Gabriel ed Armand sono due ufficiali dell’esercito napoleonico, due ussari, in sfida tra loro. Nelle loro gesta e nelle loro parole ci sono tutte le speranze, le delusioni e gli incubi di un mondo che sta cambiando. Sono “I Duellanti” di Joseph Conrad con Alessio Boni e Marcello Prayer in scena fino al 6 marzo al Teatro Quirino.
La voglia di credere in qualcosa è un aspetto fondamentale delle nostre vite. Quando il destino prende una piega che non possiamo governare ci sentiamo inutili, disillusi, delusi ma soprattutto coviamo rabbia.

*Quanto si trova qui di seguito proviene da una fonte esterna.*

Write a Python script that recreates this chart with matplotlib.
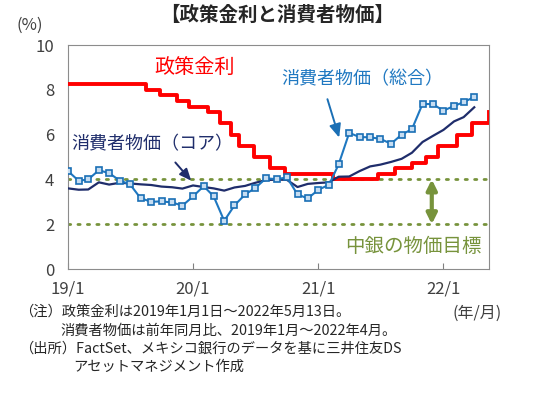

La rabbia esplode e quando esplode ci distrugge il fisico e l’anima, come accade a Gabriel ed Armand, protagonisti de “I Duellanti” di Joseph Conrad, in scena fino al 6 marzo al Teatro Quirino.
L’esercito napoleonico, la famosa Grande Armée, è una delle più celebri armate, dove l’onore ed il valore regnano primieramente. I ragazzi che ne fanno parte hanno sogni, passioni, lottano per un ideale; in una sola parola possono essere loro stessi. Ma la vita spesso è ingiusta e maligna. Gabriel ed Armand sono due ussari, soldati di cavalleria leggera. Il primo (il bravissimo Marcello Prayer) è un giovane iracondo, violento, con una rabbia enorme da sfogare; il secondo (il bravo Alessio Boni, perfetto anche fisicamente), è più posato, calmo ed irreprensibile; un soldato apparentemente fatto tutto d’un pezzo e senza mai una minima incertezza, ma, allo stesso tempo, pieno di conflitti.

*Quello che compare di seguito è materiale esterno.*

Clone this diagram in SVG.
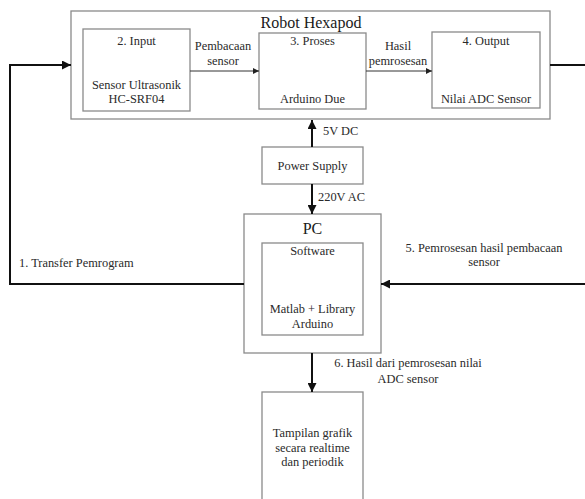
<svg xmlns="http://www.w3.org/2000/svg" width="585" height="499" viewBox="0 0 585 499">
<style>
.box{fill:#ffffff;stroke:#8a8a8a;stroke-width:1.3}
.t{font-family:"Liberation Serif","Times New Roman",serif;font-size:12.4px;fill:#2a2a2a;text-anchor:middle}
.l{text-anchor:start}
.title{font-size:16px;fill:#1a1a1a}
.thick{fill:none;stroke:#111;stroke-width:2}
.thin{fill:none;stroke:#333;stroke-width:1}
</style>
<defs>
<marker id="ah" markerUnits="userSpaceOnUse" markerWidth="10" markerHeight="9" refX="9" refY="4.5" orient="auto">
<path d="M0,0 L9,4.5 L0,9 z" fill="#111"/>
</marker>
<marker id="as" markerUnits="userSpaceOnUse" markerWidth="7" markerHeight="6" refX="6" refY="3" orient="auto">
<path d="M0,0 L6,3 L0,6 z" fill="#222"/>
</marker>
</defs>
<rect width="585" height="499" fill="#ffffff"/>

<g id="robot-hexapod">
<rect class="box" x="71" y="11" width="479" height="108"/>
<text class="t title" x="311" y="28">Robot Hexapod</text>
</g>
<g id="input">
<rect class="box" x="83" y="29" width="107" height="82"/>
<text class="t" x="136.5" y="45">2. Input</text>
<text class="t" x="136.5" y="89">Sensor Ultrasonik</text>
<text class="t" x="136.5" y="103">HC-SRF04</text>
</g>
<g id="proses">
<rect class="box" x="259" y="33" width="107" height="76"/>
<text class="t" x="312.5" y="45">3. Proses</text>
<text class="t" x="312.5" y="103">Arduino Due</text>
</g>
<g id="output">
<rect class="box" x="432" y="32" width="108" height="76"/>
<text class="t" x="486" y="45">4. Output</text>
<text class="t" x="486" y="103">Nilai ADC Sensor</text>
</g>
<g id="power-supply">
<rect class="box" x="262" y="147" width="101" height="37"/>
<text class="t" x="312.5" y="170">Power Supply</text>
</g>
<g id="pc">
<rect class="box" x="244" y="214" width="137" height="139"/>
<text class="t title" x="312.5" y="234">PC</text>
</g>
<g id="software">
<rect class="box" x="262" y="243" width="101" height="92"/>
<text class="t" x="312.5" y="255">Software</text>
<text class="t" x="312.5" y="313">Matlab + Library</text>
<text class="t" x="312.5" y="328">Arduino</text>
</g>
<g id="tampilan">
<rect class="box" x="262" y="392" width="101" height="115"/>
<text class="t" x="312.5" y="437">Tampilan grafik</text>
<text class="t" x="312.5" y="452">secara realtime</text>
<text class="t" x="312.5" y="466">dan periodik</text>
</g>

<g id="connectors">
<line class="thin" x1="190" y1="71" x2="259" y2="71" marker-end="url(#as)"/>
<text class="t" x="223" y="50">Pembacaan</text>
<text class="t" x="223" y="65">sensor</text>
<line class="thin" x1="366" y1="71" x2="432" y2="71" marker-end="url(#as)"/>
<text class="t" x="398" y="50">Hasil</text>
<text class="t" x="398" y="65">pemrosesan</text>

<line class="thick" x1="312" y1="147" x2="312" y2="120" marker-end="url(#ah)"/>
<text class="t l" x="323" y="135">5V DC</text>
<line class="thick" x1="312" y1="184" x2="312" y2="214" marker-end="url(#ah)"/>
<text class="t l" x="318" y="201">220V AC</text>

<polyline class="thick" points="244,284 10,284 10,65 71,65" marker-end="url(#ah)"/>
<text class="t l" x="19" y="267">1. Transfer Pemrogram</text>

<line class="thick" x1="550" y1="65" x2="586" y2="65"/>
<line class="thick" x1="586" y1="284" x2="381" y2="284" marker-end="url(#ah)"/>
<text class="t" x="484" y="252">5. Pemrosesan hasil pembacaan</text>
<text class="t" x="484" y="266">sensor</text>

<line class="thick" x1="312" y1="353" x2="312" y2="392" marker-end="url(#ah)"/>
<text class="t" x="408" y="367">6. Hasil dari pemrosesan nilai</text>
<text class="t" x="408" y="383">ADC sensor</text>
</g>
</svg>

Senza un motivo serio i due iniziano ad odiarsi ed ingaggiano un duello che li accompagnerà per oltre vent’anni in vari luoghi, scalando contemporaneamente le gerarchie militari e diventando famosi nell’esercito francese solo per quest’aspetto. I motivi della loro lotta costante rimangono sempre ignoti. Il loro è un vero e proprio “percorso di ricerca“, un voler scandagliare aspetti di una personalità completamente differente e che, per questo motivo, affascina ma provoca anche invidia, perché tali aspetti non sono propri. Il duello li porta alla scoperta dei loro incubi e man mano i duellanti capiscono che i propri sogni ed aspettative sono stati annientati, traditi da un mondo che cambia velocemente, che va verso un futuro ignoto ma che si prospetta totalmente differente; in più falliscono i progetti napoleonici. I nostri personaggi sono vittime di tali cambiamenti e non li accettano.

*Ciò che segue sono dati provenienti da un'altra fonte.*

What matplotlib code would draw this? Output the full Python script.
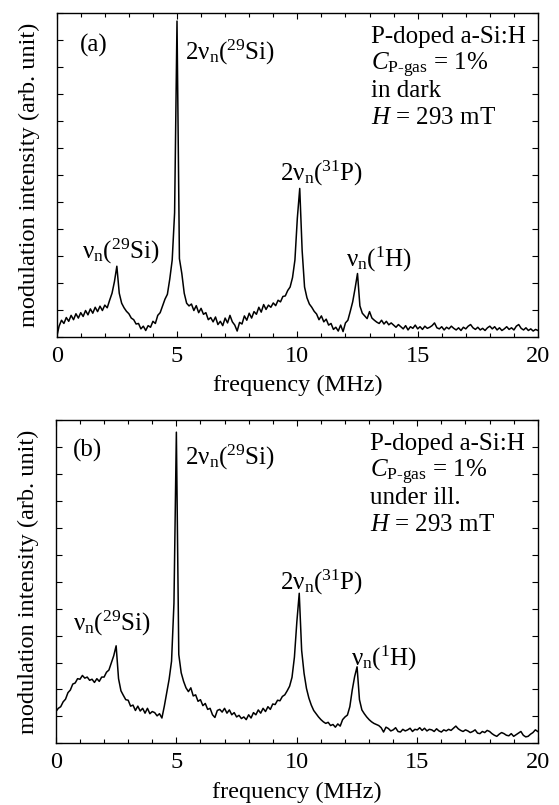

Tutti le altre figure che ruotano attorno ad essi, come il colonnello, il medico militare, (entrambi interpretati da Francesco Meoni) ed una donna (Federica Vecchio), testimoni consapevoli o inconsapevoli delle loro vicende, creano un microcosmo che non riesce a fornire risposte alle domande esistenziali che i due protagonisti si pongono; ad accompagnare i loro pensieri vi è il caldo suono del violoncello suonato dalla stessa Federica, che assiste al loro continuo sconto come un osservatore perverso.
I duellanti sono accomunati da una perdita totale dell’orientamento perché non capiscono una cosa molto importante; come dice Francesco Niccolini, uno degli autori della revisione drammaturgica del testo, “il vero avversario non esiste“, perché siamo noi i primi nemici di noi stessi, con le nostre paure, le nostre impalcature mentali ed il timore di non trovare risposte alle questioni che spesso noi ci poniamo quando la vita ci mette davanti un ostacolo. Abbiamo bisogno di un dialogo, di un confronto, di un “duello” con un’altra persona per capirci al meglio e per comprendere che cosa vogliamo da noi stessi e dalle nostre esistenze.
Consiglio personalmente di andare a vedere questo spettacolo perché non è solo veramente bello, ben recitato e ben dirett, ma anche perché testi del genere ci spingono a riflettere su tutta la nostra personalità ed esistenza.